GSA Annual Meeting in Indianapolis, Indiana, USA - 2018

Paper No. 73-14
Presentation Time: 11:15 AM

INCREASE IN SIZE OF THE BIVALVE CORBULA GIBBA DRIVEN BY CHANGES IN GROWTH RATE IN RESPONSE TO THE 20TH CENTURY EUTROPHICATION IN THE ADRIATIC SEA


TOMASOVYCH, Adam1, ALBANO, Paolo G.2, FUKSI, Tomáš1, GALLMETZER, Ivo3, HASELMAIR, Alexandra3, KOWALEWSKI, Michał4, NAWROT, Rafal5, NERLOVIĆ, Vedrana6, SCARPONI, Daniele7 and ZUSCHIN, Martin3, (1)Earth Science Institute, Slovak Academy of Sciences, Bratislava, 84005, Slovakia, (2)Department of Paleontology, University of Vienna, Althanstrasse 14, Vienna, 1090, Austria, (3)Department of Paleontology, University of Vienna, Althanstrasse 14, Vienna, A-1090, Austria, (4)Florida Museum of Natural History, University of Florida, Gainesville, FL 32611, Chile, (5)Florida Museum of Natural History, University of Florida, 1659 Museum Rd, Gainesville, FL 32611, (6)Svučilište u Splitu Odjel za studije mora Ruđera Boškovića 37, P.P.190, Split, 21000, Croatia, (7)Dipartimento di Scienze Biologiche, Geologiche e Ambientali, University of Bologna, Via Zamboni 67, Bologna, 40126, Italy

The size of the bivalve Corbula gibba increased by a factor of two during the 20th century in the Gulf of Trieste and at Po prodelta in the northern Adriatic Sea. However, it is unclear whether present-day large-sized populations of this species have analogues either in the older Holocene record of the northern Adriatic Sea and/or in earlier pre-Holocene record of the Mediterranean Sea and Paratethys and what mechanisms are responsible for this trend.
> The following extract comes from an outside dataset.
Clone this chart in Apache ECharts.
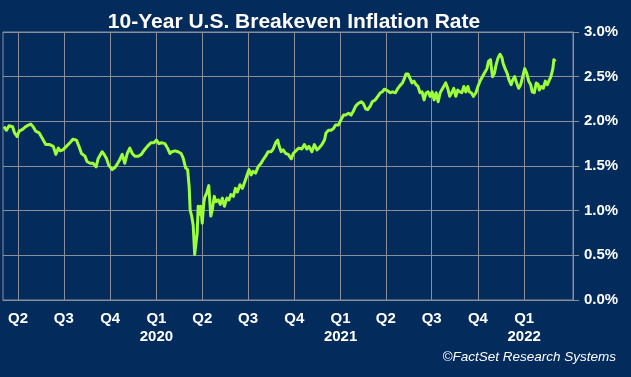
<!DOCTYPE html>
<html>
<head>
<meta charset="utf-8">
<script src="https://cdn.jsdelivr.net/npm/echarts@6/dist/echarts.min.js"></script>
<style>
  html, body { margin: 0; padding: 0; background: #032b5c; }
  #chart { width: 631px; height: 377px; }
</style>
</head>
<body>
<div id="chart"></div>
<script>
// ---- data ----
var titleText = '10-Year U.S. Breakeven Inflation Rate';
var sourceText = '\u00A9FactSet Research Systems';

var dates = [
  '2019-03-04','2019-03-09','2019-03-14','2019-03-21','2019-03-25','2019-03-30','2019-04-03','2019-04-10','2019-04-16','2019-04-26',
  '2019-05-01','2019-05-06','2019-05-13','2019-05-19','2019-05-26','2019-06-03','2019-06-10','2019-06-15','2019-06-20','2019-06-24',
  '2019-06-29','2019-07-06','2019-07-13','2019-07-19','2019-07-26','2019-07-31','2019-08-05','2019-08-12','2019-08-16','2019-08-22',
  '2019-08-28','2019-09-03','2019-09-07','2019-09-10','2019-09-15','2019-09-19','2019-09-24','2019-09-28','2019-10-05','2019-10-10',
  '2019-10-16','2019-10-20','2019-10-25','2019-10-30','2019-11-04','2019-11-09','2019-11-14','2019-11-19','2019-11-26','2019-12-02',
  '2019-12-08','2019-12-14','2019-12-21','2019-12-27','2020-01-01','2020-01-06','2020-01-11','2020-01-18','2020-01-23','2020-01-28',
  '2020-02-01','2020-02-07','2020-02-13','2020-02-19','2020-02-23','2020-02-28','2020-03-03','2020-03-06','2020-03-08','2020-03-11',
  '2020-03-14','2020-03-17','2020-03-19','2020-03-22','2020-03-24','2020-03-27','2020-03-29','2020-04-01','2020-04-04','2020-04-06',
  '2020-04-10','2020-04-14','2020-04-18','2020-04-21','2020-04-25','2020-04-28','2020-05-03','2020-05-07','2020-05-11','2020-05-15',
  '2020-05-20','2020-05-24','2020-05-28','2020-06-02','2020-06-06','2020-06-10','2020-06-15','2020-06-20','2020-06-25','2020-06-28',
  '2020-07-03','2020-07-07','2020-07-11','2020-07-16','2020-07-21','2020-07-27','2020-07-31','2020-08-05','2020-08-10','2020-08-16',
  '2020-08-20','2020-08-25','2020-08-29','2020-09-01','2020-09-05','2020-09-09','2020-09-14','2020-09-19','2020-09-25','2020-09-29',
  '2020-10-06','2020-10-10','2020-10-16','2020-10-21','2020-10-26','2020-10-30','2020-11-05','2020-11-10','2020-11-15','2020-11-19',
  '2020-11-25','2020-11-30','2020-12-03','2020-12-08','2020-12-13','2020-12-18','2020-12-22','2020-12-28','2021-01-02','2021-01-07',
  '2021-01-11','2021-01-17','2021-01-22','2021-01-26','2021-01-31','2021-02-05','2021-02-11','2021-02-15','2021-02-20','2021-02-24',
  '2021-03-01','2021-03-05','2021-03-11','2021-03-16','2021-03-21','2021-03-25','2021-03-29','2021-04-05','2021-04-10','2021-04-14',
  '2021-04-20','2021-04-25','2021-04-29','2021-05-04','2021-05-08','2021-05-11','2021-05-15','2021-05-19','2021-05-23','2021-05-27',
  '2021-05-31','2021-06-04','2021-06-08','2021-06-12','2021-06-16','2021-06-20','2021-06-24','2021-06-28','2021-07-02','2021-07-06',
  '2021-07-10','2021-07-14','2021-07-18','2021-07-21','2021-07-25','2021-07-29','2021-08-02','2021-08-06','2021-08-10','2021-08-14',
  '2021-08-18','2021-08-22','2021-08-26','2021-08-30','2021-09-03','2021-09-07','2021-09-11','2021-09-14','2021-09-18','2021-09-22',
  '2021-09-27','2021-10-01','2021-10-06','2021-10-10','2021-10-14','2021-10-19','2021-10-22','2021-10-26','2021-10-28','2021-10-30',
  '2021-11-03','2021-11-06','2021-11-10','2021-11-14','2021-11-18','2021-11-20','2021-11-24','2021-11-28','2021-12-02','2021-12-06',
  '2021-12-09','2021-12-13','2021-12-17','2021-12-21','2021-12-25','2021-12-29','2022-01-02','2022-01-06','2022-01-10','2022-01-14',
  '2022-01-17','2022-01-21','2022-01-25','2022-01-29','2022-01-31','2022-02-04','2022-02-08','2022-02-12','2022-02-16','2022-02-19',
  '2022-02-23','2022-02-27','2022-03-01','2022-03-03','2022-03-04'
];

var values = [
  1.94,1.90,1.95,1.94,1.87,1.83,1.89,1.91,1.94,1.97,
  1.94,1.89,1.87,1.81,1.74,1.74,1.72,1.63,1.70,1.67,
  1.68,1.72,1.76,1.80,1.79,1.72,1.64,1.61,1.55,1.53,
  1.53,1.49,1.58,1.59,1.66,1.63,1.58,1.51,1.46,1.48,
  1.53,1.57,1.63,1.53,1.64,1.70,1.64,1.61,1.61,1.63,
  1.68,1.72,1.76,1.76,1.79,1.75,1.76,1.75,1.70,1.64,
  1.66,1.67,1.66,1.64,1.59,1.48,1.46,1.27,1.01,0.94,
  0.84,0.51,0.49,0.75,1.05,0.96,1.05,0.86,1.08,1.15,
  1.20,1.28,0.94,1.01,1.16,1.10,1.12,1.07,1.14,1.05,
  1.14,1.12,1.18,1.16,1.25,1.21,1.29,1.25,1.33,1.38,
  1.46,1.40,1.44,1.42,1.49,1.53,1.57,1.61,1.66,1.66,
  1.69,1.76,1.79,1.72,1.66,1.68,1.64,1.63,1.58,1.64,
  1.68,1.70,1.69,1.74,1.69,1.72,1.66,1.74,1.68,1.70,
  1.74,1.79,1.87,1.90,1.90,1.92,1.96,1.96,2.02,2.07,
  2.07,2.09,2.07,2.11,2.17,2.20,2.22,2.20,2.14,2.13,
  2.17,2.22,2.24,2.28,2.32,2.33,2.36,2.34,2.32,2.33,
  2.32,2.37,2.40,2.43,2.48,2.53,2.53,2.48,2.43,2.45,
  2.41,2.39,2.32,2.33,2.24,2.32,2.33,2.28,2.33,2.24,
  2.32,2.22,2.32,2.35,2.39,2.43,2.37,2.28,2.32,2.37,
  2.28,2.35,2.33,2.32,2.39,2.33,2.39,2.33,2.32,2.28,
  2.32,2.39,2.46,2.50,2.54,2.59,2.67,2.69,2.59,2.50,
  2.54,2.63,2.71,2.75,2.71,2.65,2.59,2.54,2.46,2.41,
  2.46,2.50,2.43,2.37,2.41,2.50,2.59,2.54,2.45,2.41,
  2.33,2.32,2.43,2.41,2.35,2.39,2.37,2.45,2.41,2.45,
  2.50,2.59,2.69,2.70,2.67
];

// quarter boundaries shown on the x axis
var quarterTicks = [
  '2019-04-01','2019-07-01','2019-10-01','2020-01-01','2020-04-01','2020-07-01',
  '2020-10-01','2021-01-01','2021-04-01','2021-07-01','2021-10-01','2022-01-01'
];
var xMin = '2019-03-02';
var xMax = '2022-04-08';

var yMin = 0, yMax = 3, yStep = 0.5;

// ---- chart ----
function ts(s) { return Date.UTC(+s.slice(0, 4), +s.slice(5, 7) - 1, +s.slice(8, 10)); }

var FONT = '"Liberation Sans", Arial, Helvetica, sans-serif';
var GRID_COLOR = '#8a8f99';
var chart = echarts.init(document.getElementById('chart'), null, { renderer: 'canvas' });

var seriesData = dates.map(function (d, i) { return [ts(d), values[i]]; });
var tickValues = quarterTicks.map(ts);

chart.setOption({
  backgroundColor: '#032b5c',
  animation: false,
  title: [
    {
      text: titleText,
      left: 289,
      top: 7,
      textAlign: 'center',
      textStyle: { color: '#ffffff', fontSize: 21, fontWeight: 'bold', fontFamily: FONT }
    },
    {
      text: sourceText,
      right: 10,
      bottom: 8,
      textStyle: { color: '#ffffff', fontSize: 13.5, fontWeight: 'normal', fontStyle: 'italic', fontFamily: FONT }
    }
  ],
  grid: {
    left: 3, right: 58, top: 32, bottom: 77,
    show: true, borderColor: GRID_COLOR, borderWidth: 1, backgroundColor: 'transparent'
  },
  xAxis: {
    type: 'value',
    min: ts(xMin),
    max: ts(xMax),
    axisLine: { show: true, lineStyle: { color: GRID_COLOR, width: 1 } },
    axisTick: { show: false, customValues: tickValues },
    splitLine: { show: true, lineStyle: { color: GRID_COLOR, width: 1 } },
    axisLabel: {
      customValues: tickValues,
      color: '#ffffff',
      fontSize: 15,
      fontWeight: 'bold',
      fontFamily: FONT,
      lineHeight: 18,
      margin: 10,
      hideOverlap: false,
      showMinLabel: true,
      showMaxLabel: true,
      formatter: function (val) {
        var d = new Date(val);
        var q = Math.floor(d.getUTCMonth() / 3) + 1;
        return q === 1 ? 'Q1\n' + d.getUTCFullYear() : 'Q' + q;
      }
    }
  },
  yAxis: {
    type: 'value',
    position: 'right',
    min: yMin,
    max: yMax,
    interval: yStep,
    axisLine: { show: true, lineStyle: { color: GRID_COLOR, width: 1 } },
    axisTick: { show: true, length: 6, inside: false, lineStyle: { color: GRID_COLOR } },
    splitLine: { show: true, lineStyle: { color: GRID_COLOR, width: 1 } },
    axisLabel: {
      color: '#ffffff',
      fontSize: 15,
      fontWeight: 'bold',
      fontFamily: FONT,
      margin: 11,
      formatter: function (v) { return v.toFixed(1) + '%'; }
    }
  },
  series: [{
    type: 'line',
    data: seriesData,
    showSymbol: false,
    symbol: 'none',
    smooth: false,
    lineStyle: { color: '#9cff3a', width: 3, join: 'round' },
    itemStyle: { color: '#9cff3a' }
  }]
});
</script>
</body>
</html>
Here, we assess temporal size variation in Holocene death assemblages of C. gibba in the NW and NE Adriatic, in combination with age dating based on radiocarbon-calibrated amino acid racemisation and taphonomic clock based on conchiolin preservation. We find that, first, C. gibba populations inhabiting locations with high sediment accumulation rates (death assemblages time-averaged to decades) prior to the late 20th century were not dominated by large-sized individuals (> 10 mm in length). Second, C. gibba increased in size also at locations with slow sediment accumulation rate in the NE Adriatic (off Istria), but the proportion of large-sized individuals in surface death assemblages (time-averaged to millennia) is small. However, the size increase is stronger when shells without conchiolin preservation (that are probably older than 100-200 years) are omitted from analyses, indicating that C. gibba grew to sizes > 10 mm effectively in the whole northern Adriatic Sea. Death assemblages off Istria, affected by mixing of the late 20th century large-sized shells with much older, small-sized shells, are thus inert to late 20th century changes in size structure of C. gibba populations, in contrast to death assemblages at sites with high sedimentation rate. We conclude that the temporal shift from right-skewed distributions to bimodal distributions (with high abundance of shells > 10 mm) is a unique feature of the late 20th century and correlates with an increase in the frequency of hypoxia and eutrophication and with delayed recovery of hypoxia-sensitive species in the wake of mass mortality events. Analyses of growth increments indicate that the size increase is primarily underlain by an increase in growth rate.